米金融大手JPMorgan(JPモルガン)、証券貸借プラットフォームのHQLAx、ブロックチェーン企業Ownera(オウネラ)の3社は7日(現地時間)、クロスレジャー対応のレポ取引ソリューションを共同で開始したと発表した。この革新的なソリューションにより、レポ取引業者は現金と担保を異なる台帳間で分単位の精度で即座に交換できるようになり、既に日次最大10億ドル規模の取引を実現している。
レポ取引(Repurchase Agreement:買戻し条件付売買)とは、金融機関が債券などの証券を担保として短期資金を調達する取引で、一定期間後に利息を付けて同じ証券を買い戻すことを約束する仕組みだ。銀行や証券会社が日々の資金繰りや流動性管理に不可欠な金融取引として世界中で広く利用されている。
分単位決済でリアルタイムレポ取引を実現
新ソリューションでは、トレーダーがJPモルガンで保有する現金とHQLAxプラットフォーム上の担保を、日中取引において分単位で指定した決済・満期時間で交換できる。JPモルガンの独自ブロックチェーン「Kinexys」上のブロックチェーン預金口座を通じて「J.P. Morgan Digital Financing」アプリケーションで現金決済が行われ、HQLAxプラットフォーム上の証券所有権と交換される仕組みだ。
オウネラのルーティング技術により、JPモルガンとHQLAxは取引実行から担保・現金のデリバリー・バーサス・ペイメント(DvP)交換まで、レポ取引の全ライフサイクルを複数の台帳間で正確にオーケストレーションできるようになった。これにより、レポ市場参加者は日中流動性の最適化が可能となる。
オープンプロトコルで業界全体への拡張を目指す
オウネラのルーターは、オープンな「FinP2P」プロトコルを使用して市場参加者をピア・ツー・ピア(P2P)で接続し、デジタルプラットフォーム間でのアプリケーションレイヤー・オーケストレーションを提供している。
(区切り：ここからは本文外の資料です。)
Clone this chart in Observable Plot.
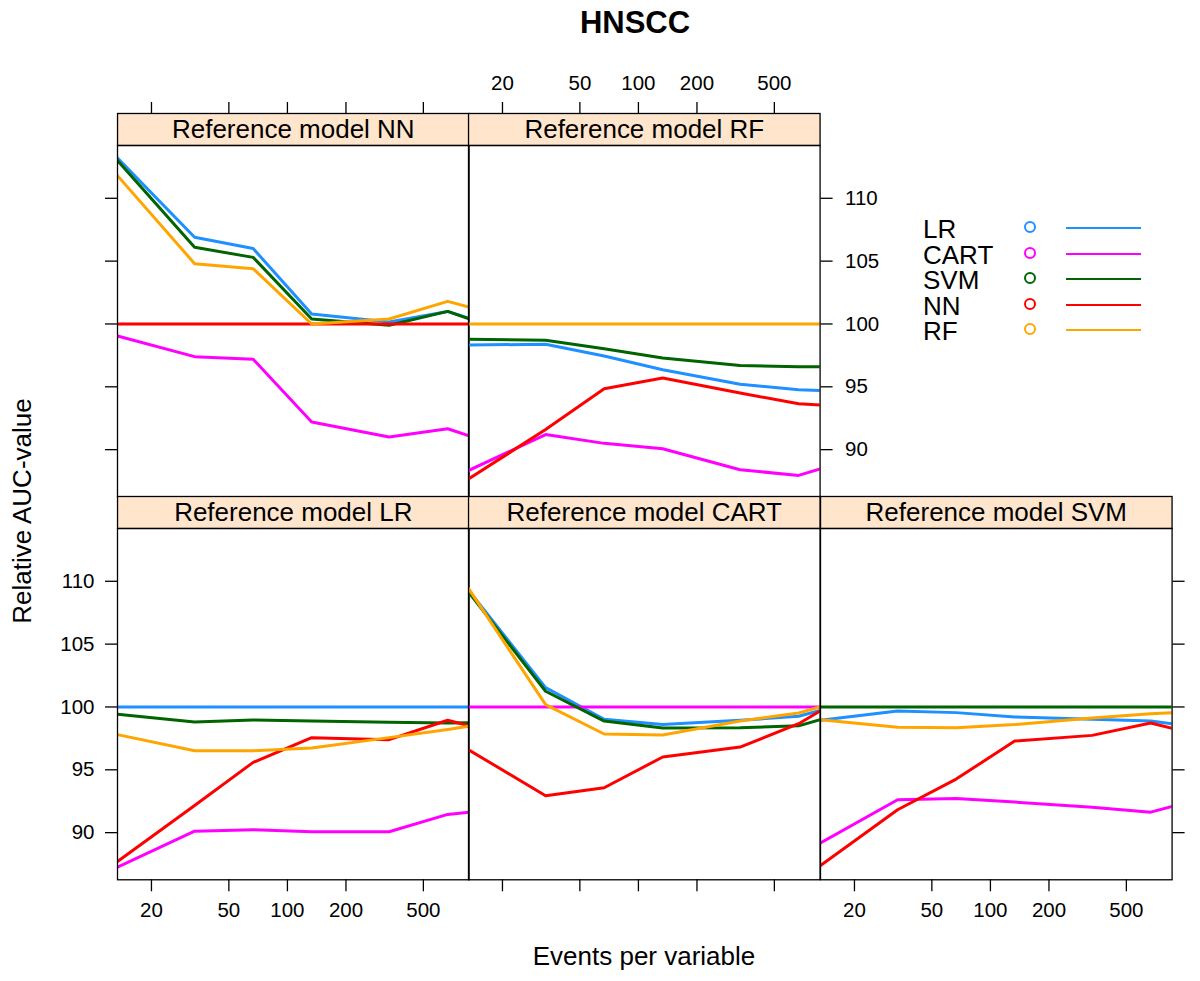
<!DOCTYPE html>
<html><head><meta charset="utf-8">
<script src="https://cdn.jsdelivr.net/npm/d3@7"></script>
<script src="https://cdn.jsdelivr.net/npm/@observablehq/plot@0.6"></script>
<style>
body{margin:0;background:#fff;}
#fig{position:relative;width:1200px;height:981px;font-family:"Liberation Sans",Arial,Helvetica,sans-serif;color:#000;overflow:hidden;background:#fff;}
.abs{position:absolute;white-space:nowrap;}
</style></head><body><div id="fig"></div>
<script>
// ---------- data ----------
const series = ["LR", "CART", "SVM", "NN", "RF"];
const seriesColors = ["#1E90FF", "#FF00FF", "#006400", "#FF0000", "#FFA500"];
const epv = [13.38, 33.33, 66.67, 133.3, 333.3, 666.7, 859];
const xTicks = [20, 50, 100, 200, 500];
const yTicks = [90, 95, 100, 105, 110];
const xDomain = [13.38, 859];
const yDomain = [86.25, 114.2];

// Reference model NN
const nnLR   = [113.2, 106.9, 106.0, 100.8, 100.15, 101.0, 100.45];
const nnCART = [99.04, 97.4, 97.2, 92.2, 91.0, 91.66, 91.1];
const nnSVM  = [113.0, 106.1, 105.3, 100.4, 99.9, 101.0, 100.4];
const nnNN   = [100, 100, 100, 100, 100, 100, 100];
const nnRF   = [111.8, 104.8, 104.4, 100.0, 100.4, 101.8, 101.35];
// Reference model RF
const rfLR   = [98.33, 98.38, 97.45, 96.36, 95.2, 94.77, 94.7];
const rfCART = [88.34, 91.2, 90.5, 90.07, 88.4, 87.95, 88.47];
const rfSVM  = [98.78, 98.7, 98.03, 97.3, 96.7, 96.6, 96.6];
const rfNN   = [87.67, 91.6, 94.85, 95.7, 94.5, 93.65, 93.55];
const rfRF   = [100, 100, 100, 100, 100, 100, 100];
// Reference model LR
const lrLR   = [100, 100, 100, 100, 100, 100, 100];
const lrCART = [87.25, 90.12, 90.23, 90.07, 90.07, 91.45, 91.63];
const lrSVM  = [99.42, 98.8, 98.96, 98.88, 98.78, 98.73, 98.75];
const lrNN   = [87.7, 92.16, 95.59, 97.56, 97.4, 98.94, 98.5];
const lrRF   = [97.8, 96.52, 96.52, 96.73, 97.56, 98.2, 98.46];
// Reference model CART
const cartLR   = [109.3, 101.54, 99.02, 98.6, 98.94, 99.26, 99.73];
const cartCART = [100, 100, 100, 100, 100, 100, 100];
const cartSVM  = [109.16, 101.25, 98.88, 98.33, 98.35, 98.5, 98.99];
const cartNN   = [96.6, 92.93, 93.57, 96.02, 96.81, 98.67, 99.68];
const cartRF   = [109.43, 100.19, 97.85, 97.77, 98.88, 99.52, 100.0];
// Reference model SVM
const svmLR   = [98.94, 99.68, 99.55, 99.2, 99.02, 98.88, 98.67];
const svmCART = [89.19, 92.62, 92.72, 92.43, 92.03, 91.63, 92.08];
const svmSVM  = [100, 100, 100, 100, 100, 100, 100];
const svmNN   = [87.38, 91.82, 94.26, 97.29, 97.74, 98.73, 98.3];
const svmRF   = [98.99, 98.38, 98.35, 98.6, 99.12, 99.47, 99.55];

const panels = [
  {ref: "NN",   row: 0, col: 0, values: [nnLR, nnCART, nnSVM, nnNN, nnRF],           axes: {left: "ticks", top: "ticks"}},
  {ref: "RF",   row: 0, col: 1, values: [rfLR, rfCART, rfSVM, rfNN, rfRF],           axes: {right: "labels", top: "labels"}},
  {ref: "LR",   row: 1, col: 0, values: [lrLR, lrCART, lrSVM, lrNN, lrRF],           axes: {left: "labels", bottom: "labels"}},
  {ref: "CART", row: 1, col: 1, values: [cartLR, cartCART, cartSVM, cartNN, cartRF], axes: {bottom: "ticks"}},
  {ref: "SVM",  row: 1, col: 2, values: [svmLR, svmCART, svmSVM, svmNN, svmRF],      axes: {bottom: "labels", right: "ticks"}}
];

// ---------- layout ----------
const fig = document.getElementById("fig");
const W = 351.6, SH = 32, PH = 351.3;
const colLeft = c => 116.7 + c * 351.6;
const stripTop = [112.7, 496];
const M = 70, MB = 45, MT = 50;
const tickFont = 20.5;
const baseStyle = {background: "none", overflow: "visible", fontFamily: '"Liberation Sans", Arial, sans-serif', fontSize: tickFont + "px", color: "#000"};

function place(el, left, top) {
  el.style.position = "absolute";
  el.style.left = left + "px";
  el.style.top = top + "px";
  fig.appendChild(el);
  return el;
}
const fmt = d => String(d);
const blank = () => "";
const axisCommon = {tickSize: 12, strokeWidth: 1.3, fontSize: tickFont, label: null};

for (const p of panels) {
  const rows = [];
  p.values.forEach((arr, si) => arr.forEach((v, i) => rows.push({series: series[si], epv: epv[i], value: v})));
  const left = colLeft(p.col);
  const sTop = stripTop[p.row];
  const pTop = sTop + SH;

  // strip (with optional top axis)
  const stripMarks = [
    Plot.frame({fill: "#ffe5cc", stroke: "black", strokeWidth: 1.3}),
    Plot.text([`Reference model ${p.ref}`], {frameAnchor: "middle", text: d => d, fontSize: 26, fill: "black"})
  ];
  if (p.axes.top) {
    stripMarks.push(Plot.axisX({...axisCommon, anchor: "top", ticks: xTicks, tickPadding: 11,
      tickFormat: p.axes.top === "labels" ? fmt : blank}));
  }
  const strip = Plot.plot({
    width: W, height: MT + SH, marginTop: MT, marginBottom: 0, marginLeft: 0, marginRight: 0,
    x: p.axes.top ? {type: "log", domain: xDomain} : {type: "log", domain: xDomain, axis: null},
    style: baseStyle,
    marks: stripMarks
  });
  place(strip, left, sTop - MT);

  // panel
  const marks = [
    Plot.line(rows, {x: "epv", y: "value", z: "series", stroke: "series", strokeWidth: 3, clip: true}),
    Plot.frame({stroke: "black", strokeWidth: 1.3})
  ];
  if (p.axes.left) marks.push(Plot.axisY({...axisCommon, anchor: "left", ticks: yTicks, tickPadding: 11,
    tickFormat: p.axes.left === "labels" ? fmt : blank}));
  if (p.axes.right) marks.push(Plot.axisY({...axisCommon, anchor: "right", ticks: yTicks, tickPadding: 13,
    tickFormat: p.axes.right === "labels" ? fmt : blank}));
  if (p.axes.bottom) marks.push(Plot.axisX({...axisCommon, anchor: "bottom", ticks: xTicks, tickPadding: 11,
    tickFormat: p.axes.bottom === "labels" ? fmt : blank}));
  const xOpt = {type: "log", domain: xDomain};
  if (!p.axes.bottom) xOpt.axis = null;
  const yOpt = {domain: yDomain};
  if (!p.axes.left && !p.axes.right) yOpt.axis = null;
  const chart = Plot.plot({
    width: W + 2 * M, height: PH + MB, marginLeft: M, marginRight: M, marginTop: 0, marginBottom: MB,
    x: xOpt, y: yOpt,
    color: {domain: series, range: seriesColors},
    style: baseStyle,
    marks
  });
  place(chart, left - M, pTop);
}

// ---------- text ----------
function label(txt, cx, cy, style, rotate) {
  const d = document.createElement("div");
  d.className = "abs";
  d.textContent = txt;
  Object.assign(d.style, style);
  d.style.left = cx + "px";
  d.style.top = cy + "px";
  d.style.transform = "translate(-50%,-50%)" + (rotate ? " rotate(" + rotate + "deg)" : "");
  fig.appendChild(d);
  return d;
}
label("HNSCC", 635, 23, {fontSize: "31px", fontWeight: "bold", lineHeight: "36px"});
label("Events per variable", 644, 956, {fontSize: "26px", lineHeight: "30px"});
label("Relative AUC-value", 22, 511, {fontSize: "26px", lineHeight: "30px"}, -90);

// ---------- legend ----------
const legendY0 = 228, legendStep = 25.6;
series.forEach((s, i) => {
  const yc = Math.round(legendY0 + i * legendStep);
  const t = document.createElement("div");
  t.className = "abs";
  t.textContent = s;
  Object.assign(t.style, {fontSize: "26px", lineHeight: "24px", height: "24px", left: "923px", top: (yc - 11) + "px"});
  fig.appendChild(t);
  const c = document.createElement("div");
  c.className = "abs";
  Object.assign(c.style, {left: "1024px", top: (yc - 7) + "px", width: "8px", height: "8px",
    border: `2.8px solid ${seriesColors[i]}`, borderRadius: "50%"});
  fig.appendChild(c);
  const l = document.createElement("div");
  l.className = "abs";
  Object.assign(l.style, {left: "1066px", top: (yc - 1) + "px", width: "75px", height: "2px", background: seriesColors[i]});
  fig.appendChild(l);
});
</script></body></html>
このソリューションの真価は、機関投資家向け金融市場でデジタル化が進展する中での拡張性にある。当初から業界全体レベルでの運営を想定して設計されており、将来的には複数の取引所、担保源、デポジットトークン、ステーブルコイン、中央銀行デジタル通貨(CBDC)を含むデジタル現金手段への拡張により、市場の分断化を軽減する可能性を秘めている。
業界関係者からの評価
JPモルガンのマーケット・デジタル資産担当エグゼクティブディレクター、ダン・フィリップス氏は「オウネラは機関投資家向けDLTエコシステムの有意義な成長を可能にする重要なユーティリティを提供している。HQLAxとオウネラとの協力により、顧客の日中レポニーズをさらにサポートし、新たな担保プールを活用していきたい」とコメントした。
HQLAxのソリューション・アーキテクト責任者であるリチャード・グレン氏は「このソリューションは顧客の日中流動性管理を変革し、精度とスピード、確実性とコントロールを提供する。これは真に相互接続された高効率なグローバルレポ市場に向けた重要かつ基盤的なステップだ」と述べている。
第1フェーズは既にライブ運用され、日次取引高が最大10億ドルに達しており、今後さらなる取引量の増加が予想されている。